EXERCISE PROMPT => Narrow the data below down to the lines containing "this".

DATA LINES =>
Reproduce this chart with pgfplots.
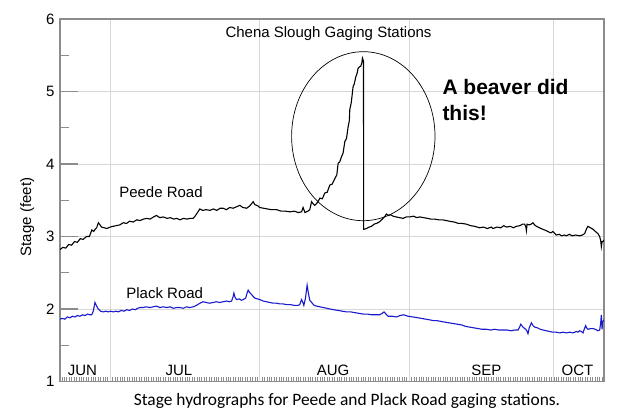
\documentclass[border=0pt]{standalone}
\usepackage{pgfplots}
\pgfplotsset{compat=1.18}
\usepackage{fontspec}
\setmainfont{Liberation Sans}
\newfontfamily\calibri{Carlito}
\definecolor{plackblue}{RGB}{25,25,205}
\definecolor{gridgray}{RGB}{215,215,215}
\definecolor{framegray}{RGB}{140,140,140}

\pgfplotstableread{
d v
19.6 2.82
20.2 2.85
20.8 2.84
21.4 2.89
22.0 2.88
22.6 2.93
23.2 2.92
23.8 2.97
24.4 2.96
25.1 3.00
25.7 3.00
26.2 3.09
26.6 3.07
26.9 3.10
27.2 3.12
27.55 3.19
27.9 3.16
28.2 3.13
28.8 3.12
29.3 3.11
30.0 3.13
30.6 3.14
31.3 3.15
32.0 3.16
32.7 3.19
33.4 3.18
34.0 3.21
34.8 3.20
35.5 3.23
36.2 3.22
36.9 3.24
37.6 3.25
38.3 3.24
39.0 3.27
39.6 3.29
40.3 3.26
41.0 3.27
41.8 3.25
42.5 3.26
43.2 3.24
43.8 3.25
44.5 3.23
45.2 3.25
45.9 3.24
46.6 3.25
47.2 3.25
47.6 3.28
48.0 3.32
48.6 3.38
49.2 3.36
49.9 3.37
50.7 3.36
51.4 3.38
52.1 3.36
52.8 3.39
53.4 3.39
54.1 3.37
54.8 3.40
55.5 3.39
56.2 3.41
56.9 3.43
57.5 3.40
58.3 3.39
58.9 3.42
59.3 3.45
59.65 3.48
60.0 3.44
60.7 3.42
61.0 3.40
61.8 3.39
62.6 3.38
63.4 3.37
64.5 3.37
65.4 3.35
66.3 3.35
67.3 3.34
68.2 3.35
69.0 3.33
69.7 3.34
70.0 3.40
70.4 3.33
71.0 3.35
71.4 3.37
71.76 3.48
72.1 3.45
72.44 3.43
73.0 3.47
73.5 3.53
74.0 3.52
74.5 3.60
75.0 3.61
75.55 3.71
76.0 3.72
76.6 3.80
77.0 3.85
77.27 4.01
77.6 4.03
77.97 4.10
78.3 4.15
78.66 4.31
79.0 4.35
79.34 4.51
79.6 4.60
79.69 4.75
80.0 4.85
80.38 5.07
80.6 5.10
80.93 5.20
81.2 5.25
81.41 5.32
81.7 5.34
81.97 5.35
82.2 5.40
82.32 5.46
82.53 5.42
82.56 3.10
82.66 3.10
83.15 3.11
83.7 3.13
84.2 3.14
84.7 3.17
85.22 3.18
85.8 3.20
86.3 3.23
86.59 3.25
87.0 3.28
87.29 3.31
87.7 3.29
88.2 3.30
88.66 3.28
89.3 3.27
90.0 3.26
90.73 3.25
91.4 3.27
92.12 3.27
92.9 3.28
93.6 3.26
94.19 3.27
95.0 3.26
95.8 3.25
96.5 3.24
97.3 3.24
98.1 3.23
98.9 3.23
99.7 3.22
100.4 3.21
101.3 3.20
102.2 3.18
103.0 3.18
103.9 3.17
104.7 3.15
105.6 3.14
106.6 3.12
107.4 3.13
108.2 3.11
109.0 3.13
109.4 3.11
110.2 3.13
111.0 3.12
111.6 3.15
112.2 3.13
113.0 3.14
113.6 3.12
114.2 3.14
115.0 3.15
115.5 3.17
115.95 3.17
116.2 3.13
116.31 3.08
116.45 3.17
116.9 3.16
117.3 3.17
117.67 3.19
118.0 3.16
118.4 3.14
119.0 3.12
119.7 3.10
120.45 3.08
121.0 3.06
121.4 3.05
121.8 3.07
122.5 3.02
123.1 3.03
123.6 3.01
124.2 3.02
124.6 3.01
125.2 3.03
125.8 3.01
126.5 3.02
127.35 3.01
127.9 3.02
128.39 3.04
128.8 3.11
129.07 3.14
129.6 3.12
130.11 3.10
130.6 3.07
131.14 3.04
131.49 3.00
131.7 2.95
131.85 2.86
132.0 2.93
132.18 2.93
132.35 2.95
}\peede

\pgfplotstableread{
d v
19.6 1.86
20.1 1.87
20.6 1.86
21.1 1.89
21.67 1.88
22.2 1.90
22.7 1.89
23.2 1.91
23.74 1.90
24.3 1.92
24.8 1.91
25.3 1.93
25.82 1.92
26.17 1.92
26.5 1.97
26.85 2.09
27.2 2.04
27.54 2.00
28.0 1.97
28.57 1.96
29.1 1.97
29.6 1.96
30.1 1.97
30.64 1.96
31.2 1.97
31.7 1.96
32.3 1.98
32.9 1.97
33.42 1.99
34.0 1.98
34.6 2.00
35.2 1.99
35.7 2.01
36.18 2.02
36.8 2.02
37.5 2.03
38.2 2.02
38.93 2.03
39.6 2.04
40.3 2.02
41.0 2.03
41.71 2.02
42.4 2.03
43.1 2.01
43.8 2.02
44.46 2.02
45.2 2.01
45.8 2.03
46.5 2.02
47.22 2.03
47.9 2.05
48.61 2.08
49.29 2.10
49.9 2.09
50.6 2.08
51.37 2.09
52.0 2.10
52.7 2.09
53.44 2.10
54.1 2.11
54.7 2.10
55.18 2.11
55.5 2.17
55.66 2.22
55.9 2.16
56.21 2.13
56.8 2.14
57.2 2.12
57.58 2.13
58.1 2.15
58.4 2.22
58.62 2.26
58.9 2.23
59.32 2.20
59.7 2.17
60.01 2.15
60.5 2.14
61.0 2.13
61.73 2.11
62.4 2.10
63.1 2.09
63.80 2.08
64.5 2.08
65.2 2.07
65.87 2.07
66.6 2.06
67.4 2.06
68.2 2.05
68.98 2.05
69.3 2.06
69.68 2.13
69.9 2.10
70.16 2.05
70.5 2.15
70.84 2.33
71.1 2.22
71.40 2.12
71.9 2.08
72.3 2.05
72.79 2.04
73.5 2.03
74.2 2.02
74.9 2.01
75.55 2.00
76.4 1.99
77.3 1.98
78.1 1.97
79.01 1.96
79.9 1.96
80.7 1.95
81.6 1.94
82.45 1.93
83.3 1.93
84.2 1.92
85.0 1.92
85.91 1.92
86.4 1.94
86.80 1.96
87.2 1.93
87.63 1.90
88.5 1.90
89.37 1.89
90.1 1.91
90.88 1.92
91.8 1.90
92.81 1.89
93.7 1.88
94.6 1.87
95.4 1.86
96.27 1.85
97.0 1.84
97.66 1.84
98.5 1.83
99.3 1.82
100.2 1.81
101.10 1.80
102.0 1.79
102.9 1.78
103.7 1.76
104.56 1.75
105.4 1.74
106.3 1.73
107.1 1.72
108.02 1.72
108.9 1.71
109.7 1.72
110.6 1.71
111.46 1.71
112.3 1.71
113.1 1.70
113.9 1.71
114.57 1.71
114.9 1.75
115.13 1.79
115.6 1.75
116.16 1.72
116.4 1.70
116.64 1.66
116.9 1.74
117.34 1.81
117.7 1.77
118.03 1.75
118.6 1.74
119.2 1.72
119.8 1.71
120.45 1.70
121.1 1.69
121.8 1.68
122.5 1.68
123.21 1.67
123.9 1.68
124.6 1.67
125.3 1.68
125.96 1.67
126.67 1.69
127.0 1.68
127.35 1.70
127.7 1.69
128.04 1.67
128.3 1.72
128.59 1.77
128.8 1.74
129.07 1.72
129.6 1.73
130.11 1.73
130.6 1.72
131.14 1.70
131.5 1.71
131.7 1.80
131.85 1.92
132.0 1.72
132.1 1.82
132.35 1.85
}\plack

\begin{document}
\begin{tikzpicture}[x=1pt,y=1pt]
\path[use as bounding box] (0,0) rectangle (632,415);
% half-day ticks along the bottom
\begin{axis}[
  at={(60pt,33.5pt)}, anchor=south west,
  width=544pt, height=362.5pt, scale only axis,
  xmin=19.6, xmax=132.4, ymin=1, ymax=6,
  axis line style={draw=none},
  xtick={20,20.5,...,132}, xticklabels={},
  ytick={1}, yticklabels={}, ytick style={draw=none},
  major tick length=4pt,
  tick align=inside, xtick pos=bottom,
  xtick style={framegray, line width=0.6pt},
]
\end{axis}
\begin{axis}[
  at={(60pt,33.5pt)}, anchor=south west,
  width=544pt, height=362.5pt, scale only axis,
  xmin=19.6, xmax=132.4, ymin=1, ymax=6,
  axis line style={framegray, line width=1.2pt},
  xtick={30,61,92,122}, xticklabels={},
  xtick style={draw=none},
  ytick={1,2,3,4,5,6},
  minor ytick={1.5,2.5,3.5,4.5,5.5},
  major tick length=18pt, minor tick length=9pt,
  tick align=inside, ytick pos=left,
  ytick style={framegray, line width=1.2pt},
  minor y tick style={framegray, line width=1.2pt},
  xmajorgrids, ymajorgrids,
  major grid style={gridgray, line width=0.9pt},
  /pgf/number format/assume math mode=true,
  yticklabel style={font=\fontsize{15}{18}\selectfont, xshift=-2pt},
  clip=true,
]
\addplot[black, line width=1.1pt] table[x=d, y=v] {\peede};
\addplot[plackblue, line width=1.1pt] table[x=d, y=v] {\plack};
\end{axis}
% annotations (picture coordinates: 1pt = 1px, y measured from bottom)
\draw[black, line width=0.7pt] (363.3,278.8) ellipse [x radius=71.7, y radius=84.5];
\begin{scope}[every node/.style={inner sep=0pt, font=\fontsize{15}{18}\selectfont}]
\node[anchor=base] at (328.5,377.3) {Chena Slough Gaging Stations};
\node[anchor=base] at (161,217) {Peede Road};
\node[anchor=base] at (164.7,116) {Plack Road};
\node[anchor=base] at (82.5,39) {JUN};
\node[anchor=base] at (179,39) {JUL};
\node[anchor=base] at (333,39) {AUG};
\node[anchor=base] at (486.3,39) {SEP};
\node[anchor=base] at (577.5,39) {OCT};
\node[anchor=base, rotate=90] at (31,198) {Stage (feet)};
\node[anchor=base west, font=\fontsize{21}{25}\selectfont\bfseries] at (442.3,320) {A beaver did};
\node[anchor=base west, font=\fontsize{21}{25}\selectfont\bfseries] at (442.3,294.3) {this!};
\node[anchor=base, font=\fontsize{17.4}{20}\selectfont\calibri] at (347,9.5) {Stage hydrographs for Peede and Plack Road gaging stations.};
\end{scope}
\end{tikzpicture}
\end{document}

TASK RESULT =>
Reproduce this chart with pgfplots.
\node[anchor=base west, font=\fontsize{21}{25}\selectfont\bfseries] at (442.3,294.3) {this!};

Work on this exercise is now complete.